Les plateformes proposant des services sur Internet prolifèrent.
Les plus connues (Leboncoin, Seloger, Blablacar, Sefaireaider, Uber, …) rencontrent des succès incroyables. Les plateformes autres que les plus connues ont peu ou pas d’utilisateurs : la prime au leader est telle qu’il est difficile de faire sa place au soleil. Après l’échec des enseignes à la fin des années 2000, de nouveaux projets de plateformes ont été lancés dans le secteur du domicile, avec pour objectif de dématérialiser et d’automatiser la mise en relation entre un offreur et un demandeur.
Une caractéristique commune de ces plateformes : les services qui y sont proposés sont des services simples – se faire transporter, acquérir un objet, trouver un logement – et non répétitifs : on ne voyage pas et on ne déménage pas tous les jours.
Un dispositif multi-acteurs d’assistance à domicile
Au contraire, les services d’aide au maintien à domicile sont des services compliqués, notamment quand l’état de santé s’est dégradé ou lorsque le cadre familial est déstabilisé. Ces services nécessitent un dispositif d’assistance multi-acteurs. Les craintes de la personne aidée – auxquelles une réponse doit être apportée – sont souvent nombreuses et diverses. La sécurité, l’isolement, la maladie, les relations avec l’entourage, la confiance envers les professionnels sont autant de paramètres qui conditionnent l’adéquation du plan d’aide aux besoins et aux souhaits de la personne.
Ceci suffirait pour penser que le jour où le domicile se fera « ubériser » n’est pas encore arrivé.
La désintermédiation ne répond pas aux besoins d’aide à domicile
En analysant un peu plus les piliers sur lesquels repose le phénomène de l’ubérisation, on s’apercevra que celle-ci est très éloignée de ce qu’attendent les personnes qui souhaitent vivre le plus longtemps à domicile, malgré la venue du grand âge ou les difficultés liées à un handicap ou un début de dépendance.
- La mise en relation automatisée via une application sur smartphone ne peut pas rassurer les personnes âgées. Aucune garantie ne peut être donnée sur le sérieux, le professionnalisme et l’honnêteté des prestataires, qui sont choisis automatiquement. Sans compter la faible appétence des personnes concernées pour utiliser des matériels électroniques.

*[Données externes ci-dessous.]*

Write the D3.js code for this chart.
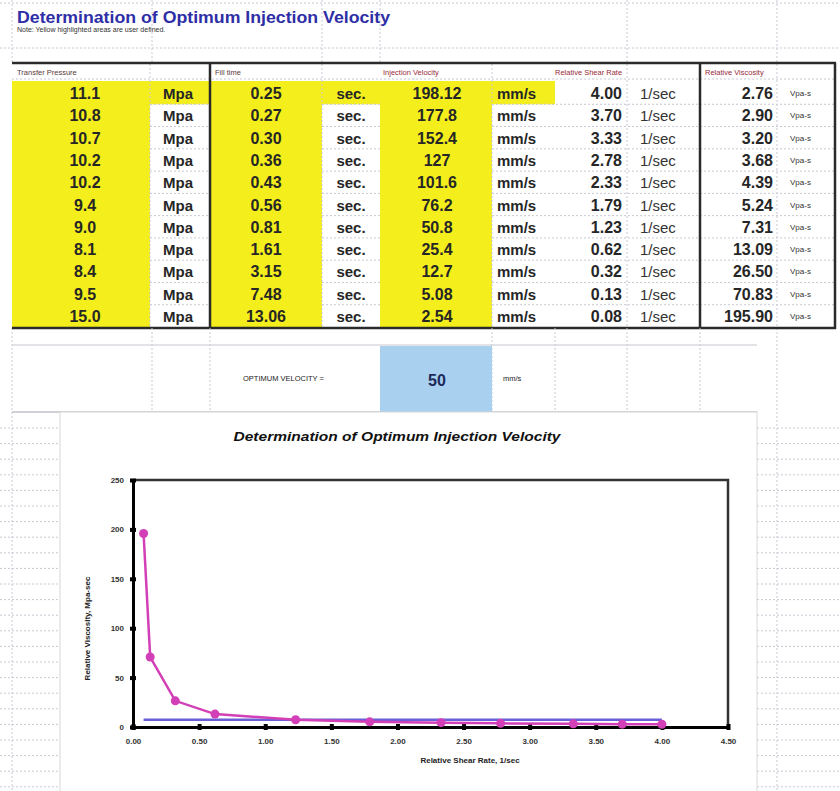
<!DOCTYPE html>
<html>
<head>
<meta charset="utf-8">
<script src="https://cdn.jsdelivr.net/npm/d3@7"></script>
<style>
  body { margin: 0; background: #fff; }
  svg { display: block; font-family: "Liberation Sans", Arial, sans-serif; }
</style>
</head>
<body>
<div id="chart"></div>
<script>
// table values read from the sheet
const pressure = [11.1, 10.8, 10.7, 10.2, 10.2, 9.4, 9.0, 8.1, 8.4, 9.5, 15.0];
const fillTime = [0.25, 0.27, 0.30, 0.36, 0.43, 0.56, 0.81, 1.61, 3.15, 7.48, 13.06];
const injVelocity = [198.12, 177.8, 152.4, 127, 101.6, 76.2, 50.8, 25.4, 12.7, 5.08, 2.54];
const shearRate = [4.00, 3.70, 3.33, 2.78, 2.33, 1.79, 1.23, 0.62, 0.32, 0.13, 0.08];
const viscosity = [2.76, 2.90, 3.20, 3.68, 4.39, 5.24, 7.31, 13.09, 26.50, 70.83, 195.90];
const headers = ['Transfer Pressure', 'Fill time', 'Injection Velocity', 'Relative Shear Rate', 'Relative Viscosity'];
const units = ['Mpa', 'sec.', 'mm/s', '1/sec', 'Vpa-s'];
const optimumVelocity = 50;
const optimumLine = [{ x: 0.08, y: 7.31 }, { x: 4.00, y: 7.31 }];
const xTicks = [0, 0.5, 1, 1.5, 2, 2.5, 3, 3.5, 4, 4.5];
const yTicks = [0, 50, 100, 150, 200, 250];

const W = 840, H = 791;
const svg = d3.select('#chart').append('svg').attr('width', W).attr('height', H);

const grid = '#c8c8d4';
const yellow = '#f4ef1c';
const dark = '#2a2a2a';

// ---- background spreadsheet grid ----
const bg = svg.append('g').attr('stroke', grid).attr('stroke-width', 1).attr('stroke-dasharray', '2,2');
[3, 48].forEach(y => bg.append('line').attr('x1', 0).attr('x2', W).attr('y1', y).attr('y2', y));
[12, 152, 322, 380, 627, 777].forEach(x => bg.append('line').attr('x1', x).attr('x2', x).attr('y1', 0).attr('y2', 63));
d3.range(428, H, 15.6).forEach(y => {
  bg.append('line').attr('x1', 0).attr('x2', 60).attr('y1', y).attr('y2', y);
  bg.append('line').attr('x1', 757).attr('x2', W).attr('y1', y).attr('y2', y);
});
bg.append('line').attr('x1', 12).attr('x2', 12).attr('y1', 328).attr('y2', H);
bg.append('line').attr('x1', 777).attr('x2', 777).attr('y1', 328).attr('y2', H);

// ---- title ----
svg.append('text').attr('x', 17).attr('y', 23)
  .attr('font-size', 17).attr('font-weight', 'bold').attr('fill', '#2e2ea6')
  .attr('textLength', 373).attr('lengthAdjust', 'spacingAndGlyphs')
  .text('Determination of Optimum Injection Velocity');
svg.append('text').attr('x', 17).attr('y', 32).attr('font-size', 7).attr('fill', '#333')
  .text('Note: Yellow highlighted areas are user defined.');

// ---- table ----
const colX = [12, 150, 210, 322, 380, 492, 555, 627, 700, 777, 835];
const nRows = pressure.length;
const rowY = d3.scaleLinear().domain([0, nRows]).range([82, 327]);
const rowH = rowY(1) - rowY(0);

const table = svg.append('g');
// yellow input cells
[0, 2, 4].forEach(c => table.append('rect')
  .attr('x', colX[c]).attr('y', rowY(0)).attr('width', colX[c + 1] - colX[c]).attr('height', rowY(nRows) - rowY(0))
  .attr('fill', yellow));
table.append('rect').attr('x', colX[0]).attr('y', rowY(0) - 1).attr('width', colX[6] - colX[0]).attr('height', rowH + 1)
  .attr('fill', yellow);

// dotted cell grid
const tg = table.append('g').attr('stroke', grid).attr('stroke-dasharray', '2,2');
d3.range(1, nRows).forEach(i => tg.append('line')
  .attr('x1', colX[5]).attr('x2', colX[10]).attr('y1', rowY(i)).attr('y2', rowY(i)));
d3.range(1, nRows).forEach(i => [1, 3].forEach(c => tg.append('line')
  .attr('x1', colX[c]).attr('x2', colX[c + 1]).attr('y1', rowY(i)).attr('y2', rowY(i))));
[1, 3, 5, 7, 9].forEach(c => tg.append('line').attr('x1', colX[c]).attr('x2', colX[c]).attr('y1', 64).attr('y2', 328));
tg.append('line').attr('x1', colX[0]).attr('x2', colX[10]).attr('y1', 79).attr('y2', 79);

// heavy borders
const tb = table.append('g').attr('stroke', dark).attr('stroke-width', 2.5);
tb.append('line').attr('x1', colX[0]).attr('x2', colX[10] + 1).attr('y1', 63).attr('y2', 63);
tb.append('line').attr('x1', colX[0]).attr('x2', colX[10] + 1).attr('y1', 328).attr('y2', 328);
[2, 8, 10].forEach(c => tb.append('line').attr('x1', colX[c]).attr('x2', colX[c]).attr('y1', 63).attr('y2', 329));

// headers
const headX = [17, 215, 383, 555, 705];
headers.forEach((h, i) => table.append('text').attr('x', headX[i]).attr('y', 75)
  .attr('font-size', 7.5).attr('fill', i < 2 ? '#5a3a3a' : '#9a2a3a').text(h));

// cells
const f1 = d3.format('.1f'), f2 = d3.format('.2f');
const cols = [
  { vals: pressure, fmt: f1, x: 85, anchor: 'middle' },
  { vals: fillTime, fmt: f2, x: 266, anchor: 'middle' },
  { vals: injVelocity, fmt: String, x: 437, anchor: 'middle' },
  { vals: shearRate, fmt: f2, x: 622, anchor: 'end' },
  { vals: viscosity, fmt: f2, x: 773, anchor: 'end' },
];
cols.forEach(col => table.selectAll(null).data(col.vals).join('text')
  .attr('x', col.x).attr('y', (d, i) => rowY(i) + rowH / 2 + 6)
  .attr('text-anchor', col.anchor).attr('font-size', 16).attr('font-weight', 'bold').attr('fill', '#262626')
  .text(col.fmt));
const unitX = [178, 351, 497, 640, 790];
units.forEach((u, k) => table.selectAll(null).data(d3.range(nRows)).join('text')
  .attr('x', unitX[k]).attr('y', i => rowY(i) + rowH / 2 + (k === 4 ? 3 : 6))
  .attr('text-anchor', k < 2 ? 'middle' : 'start')
  .attr('font-size', k === 4 ? 8 : 15).attr('font-weight', k < 3 ? 'bold' : 'normal')
  .attr('fill', k < 3 ? '#262626' : '#333').text(u));

// optimum velocity row
const opt = svg.append('g');
opt.append('line').attr('x1', 12).attr('x2', 757).attr('y1', 345).attr('y2', 345).attr('stroke', '#c8c8d0');
opt.append('line').attr('x1', 12).attr('x2', 757).attr('y1', 412).attr('y2', 412).attr('stroke', '#c0c0c8').attr('stroke-width', 1.5);
[152, 210, 492, 555, 627, 700].forEach(x => opt.append('line').attr('x1', x).attr('x2', x)
  .attr('y1', 328).attr('y2', 412).attr('stroke', grid).attr('stroke-dasharray', '2,2'));
opt.append('rect').attr('x', 380).attr('y', 346).attr('width', 112).attr('height', 66).attr('fill', '#a9d0ef');
opt.append('text').attr('x', 243).attr('y', 381).attr('font-size', 7.5).attr('fill', '#222').text('OPTIMUM VELOCITY =');
opt.append('text').attr('x', 437).attr('y', 386).attr('text-anchor', 'middle').attr('font-size', 16)
  .attr('font-weight', 'bold').attr('fill', '#1c2a5a').text(optimumVelocity);
opt.append('text').attr('x', 503).attr('y', 381).attr('font-size', 7.5).attr('fill', '#222').text('mm/s');

// ---- chart ----
const chart = svg.append('g');
chart.append('rect').attr('x', 60).attr('y', 412).attr('width', 697).attr('height', 380)
  .attr('fill', '#fff').attr('stroke', '#d8d8d8');
chart.append('text').attr('x', 397).attr('y', 441).attr('text-anchor', 'middle')
  .attr('font-size', 12).attr('font-weight', 'bold').attr('font-style', 'italic').attr('fill', '#111')
  .attr('textLength', 327).attr('lengthAdjust', 'spacingAndGlyphs')
  .text('Determination of Optimum Injection Velocity');

const x = d3.scaleLinear().domain([0, 4.5]).range([133, 728]);
const y = d3.scaleLinear().domain([0, 250]).range([727, 480]);

// plot frame (top/right)
chart.append('path').attr('d', `M${x(0)},${y(250)}H${x(4.5)}V${y(0)}`)
  .attr('fill', 'none').attr('stroke', '#333').attr('stroke-width', 2.5);

const xAxis = chart.append('g').attr('transform', `translate(0,${y(0)})`)
  .call(d3.axisBottom(x).tickValues(xTicks).tickFormat(d3.format('.2f')).tickSize(3).tickPadding(8));
const yAxis = chart.append('g').attr('transform', `translate(${x(0)},0)`)
  .call(d3.axisLeft(y).tickValues(yTicks).tickFormat(d3.format('d')).tickSize(3).tickPadding(6));
[xAxis, yAxis].forEach(g => {
  g.select('.domain').attr('stroke', '#000').attr('stroke-width', 3);
  g.selectAll('.tick line').attr('stroke', '#000').attr('stroke-width', 4);
  g.selectAll('.tick text').attr('font-size', 8).attr('font-weight', 'bold').attr('fill', '#333')
    .attr('font-family', 'Liberation Sans, Arial');
});
xAxis.selectAll('.tick line').attr('y1', -3);
yAxis.selectAll('.tick line').attr('x1', 3);

chart.append('text').attr('x', 470).attr('y', 763).attr('text-anchor', 'middle')
  .attr('font-size', 8).attr('font-weight', 'bold').attr('fill', '#222').text('Relative Shear Rate, 1/sec');
chart.append('text').attr('transform', `translate(90,${(y(0) + y(250)) / 2 + 25}) rotate(-90)`)
  .attr('text-anchor', 'middle').attr('font-size', 8).attr('font-weight', 'bold').attr('fill', '#222')
  .text('Relative Viscosity, Mpa-sec');

// series
const pts = shearRate.map((s, i) => ({ x: s, y: viscosity[i] }));
const line = d3.line().x(d => x(d.x)).y(d => y(d.y));
chart.append('path').datum(optimumLine).attr('d', line)
  .attr('fill', 'none').attr('stroke', '#6a5fd8').attr('stroke-width', 2.5);
chart.append('path').datum(pts).attr('d', line)
  .attr('fill', 'none').attr('stroke', '#d23fb6').attr('stroke-width', 2.5);
chart.selectAll('.pt').data(pts).join('circle').attr('class', 'pt')
  .attr('cx', d => x(d.x)).attr('cy', d => y(d.y)).attr('r', 4.5).attr('fill', '#d23fb6');
</script>
</body>
</html>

- La désintermédiation. Celle-ci n’est ni possible ni souhaitable pour l’aide à domicile, car chaque intervention est unique. Les coordinateurs doivent prendre toute la mesure du besoin avant de proposer une solution satisfaisante. Ce n’est pas une machine, aussi « intelligente » soit-elle, qui peut se substituer à leur jugement de professionnel.
- En « co-produisant » le service avec le client, il est possible de réduire le coût de prestations ubérisées. Mais au domicile, cette « co-production » n’est guère possible. Les personnes fragiles recherchent en priorité des professionnels qui les soulagent d’une partie des préoccupations et des soucis du quotidien. Ils ne veulent pas qu’on en rajoute.

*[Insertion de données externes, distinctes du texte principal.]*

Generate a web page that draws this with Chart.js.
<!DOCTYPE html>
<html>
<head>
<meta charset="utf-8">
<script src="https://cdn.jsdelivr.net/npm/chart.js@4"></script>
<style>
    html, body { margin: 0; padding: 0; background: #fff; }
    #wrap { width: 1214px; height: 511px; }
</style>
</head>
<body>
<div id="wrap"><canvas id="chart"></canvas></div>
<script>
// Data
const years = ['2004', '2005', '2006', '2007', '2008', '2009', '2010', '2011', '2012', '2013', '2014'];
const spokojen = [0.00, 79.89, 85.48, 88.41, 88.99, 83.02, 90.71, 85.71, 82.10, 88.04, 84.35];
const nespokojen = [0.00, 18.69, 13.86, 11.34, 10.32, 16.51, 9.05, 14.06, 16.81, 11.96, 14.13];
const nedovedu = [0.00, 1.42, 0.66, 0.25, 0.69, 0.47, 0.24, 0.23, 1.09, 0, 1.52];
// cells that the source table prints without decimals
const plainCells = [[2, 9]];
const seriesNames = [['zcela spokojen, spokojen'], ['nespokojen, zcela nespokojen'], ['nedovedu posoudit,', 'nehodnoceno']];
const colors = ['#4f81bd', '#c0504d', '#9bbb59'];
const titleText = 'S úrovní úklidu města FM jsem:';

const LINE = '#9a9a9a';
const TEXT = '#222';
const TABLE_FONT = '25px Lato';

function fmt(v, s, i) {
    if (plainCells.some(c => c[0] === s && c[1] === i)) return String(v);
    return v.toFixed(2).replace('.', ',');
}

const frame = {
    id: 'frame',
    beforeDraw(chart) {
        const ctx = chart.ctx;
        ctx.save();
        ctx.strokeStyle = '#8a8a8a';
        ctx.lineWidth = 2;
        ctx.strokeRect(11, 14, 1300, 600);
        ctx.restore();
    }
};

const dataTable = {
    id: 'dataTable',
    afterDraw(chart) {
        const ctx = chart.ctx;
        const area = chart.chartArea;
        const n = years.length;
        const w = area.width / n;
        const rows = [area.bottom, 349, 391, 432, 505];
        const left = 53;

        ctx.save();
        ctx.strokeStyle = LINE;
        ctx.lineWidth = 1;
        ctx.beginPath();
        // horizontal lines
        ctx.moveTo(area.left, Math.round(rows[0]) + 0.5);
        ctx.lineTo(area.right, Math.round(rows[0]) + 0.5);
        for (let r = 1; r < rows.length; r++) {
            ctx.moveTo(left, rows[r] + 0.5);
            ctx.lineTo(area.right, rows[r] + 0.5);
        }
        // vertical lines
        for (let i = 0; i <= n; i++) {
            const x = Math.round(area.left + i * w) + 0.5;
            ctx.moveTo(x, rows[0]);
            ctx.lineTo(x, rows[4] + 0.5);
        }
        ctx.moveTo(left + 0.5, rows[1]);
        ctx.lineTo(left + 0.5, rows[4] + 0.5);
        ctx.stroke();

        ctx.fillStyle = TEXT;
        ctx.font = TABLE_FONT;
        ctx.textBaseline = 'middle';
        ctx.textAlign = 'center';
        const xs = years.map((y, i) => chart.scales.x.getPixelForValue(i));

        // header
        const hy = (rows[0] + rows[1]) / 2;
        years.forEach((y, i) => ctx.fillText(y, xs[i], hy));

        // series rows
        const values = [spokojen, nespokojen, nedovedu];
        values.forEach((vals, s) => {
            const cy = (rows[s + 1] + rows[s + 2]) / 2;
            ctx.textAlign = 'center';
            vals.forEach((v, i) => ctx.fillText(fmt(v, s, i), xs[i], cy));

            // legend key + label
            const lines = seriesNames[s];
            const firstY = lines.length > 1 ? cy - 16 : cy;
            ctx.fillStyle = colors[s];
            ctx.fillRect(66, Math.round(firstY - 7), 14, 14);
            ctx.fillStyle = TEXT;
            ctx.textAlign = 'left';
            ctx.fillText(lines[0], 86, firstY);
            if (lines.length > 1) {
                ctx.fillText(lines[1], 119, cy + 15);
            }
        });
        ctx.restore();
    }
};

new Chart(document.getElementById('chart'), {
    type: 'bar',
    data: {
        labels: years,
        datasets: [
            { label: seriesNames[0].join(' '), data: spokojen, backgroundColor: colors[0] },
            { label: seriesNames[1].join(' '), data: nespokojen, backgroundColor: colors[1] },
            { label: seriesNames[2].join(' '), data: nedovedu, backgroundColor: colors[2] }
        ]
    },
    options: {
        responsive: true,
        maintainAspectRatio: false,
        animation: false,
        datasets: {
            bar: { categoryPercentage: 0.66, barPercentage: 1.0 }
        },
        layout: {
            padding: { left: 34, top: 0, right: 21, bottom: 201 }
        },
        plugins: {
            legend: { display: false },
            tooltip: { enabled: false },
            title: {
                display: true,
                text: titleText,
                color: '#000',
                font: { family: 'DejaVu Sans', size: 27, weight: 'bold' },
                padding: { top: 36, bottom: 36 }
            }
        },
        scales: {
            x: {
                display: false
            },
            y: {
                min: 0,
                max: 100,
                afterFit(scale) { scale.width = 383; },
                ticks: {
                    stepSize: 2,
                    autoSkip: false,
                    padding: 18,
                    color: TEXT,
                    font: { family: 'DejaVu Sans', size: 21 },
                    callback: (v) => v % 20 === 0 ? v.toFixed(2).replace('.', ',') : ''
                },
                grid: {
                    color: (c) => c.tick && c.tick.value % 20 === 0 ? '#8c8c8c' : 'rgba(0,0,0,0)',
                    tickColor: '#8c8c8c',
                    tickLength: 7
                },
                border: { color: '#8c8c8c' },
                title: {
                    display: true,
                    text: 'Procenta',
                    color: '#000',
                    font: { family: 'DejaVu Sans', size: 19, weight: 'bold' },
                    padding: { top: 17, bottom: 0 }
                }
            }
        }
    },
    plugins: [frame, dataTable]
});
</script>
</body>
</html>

- La mesure de la qualité par les utilisateurs. Elle ne peut pas se faire pour le domicile comme pour une nuitée d’hôtel ou la livraison d’un produit. Au domicile, le bien-être est le résultat du professionnalisme de l’intervenant, des capacités de la personne aidée et de la bienveillance de l’entourage. Comment juger tout cela avec une note de 1 à 5 ?!
- L’ubérisation encourage la fourniture de services par les non-professionnels. Cette tendance est à l’opposé des attentes des personnes et des efforts des prestataires de service comme des services sociaux pour renforcer la qualification des intervenants et le professionnalisme des structures.
Bien sûr il existe et il existera toujours de nombreux sites proposant à des intervenants de poster leur candidature et à des employeurs de rechercher le candidat qui leur convient. Mais pour les personnes âgées et les personnes en situation de handicap, l’exigence de confiance est telle que l’on n’est pas prêt de voir « ubérisés » les services d’aide au maintien à domicile.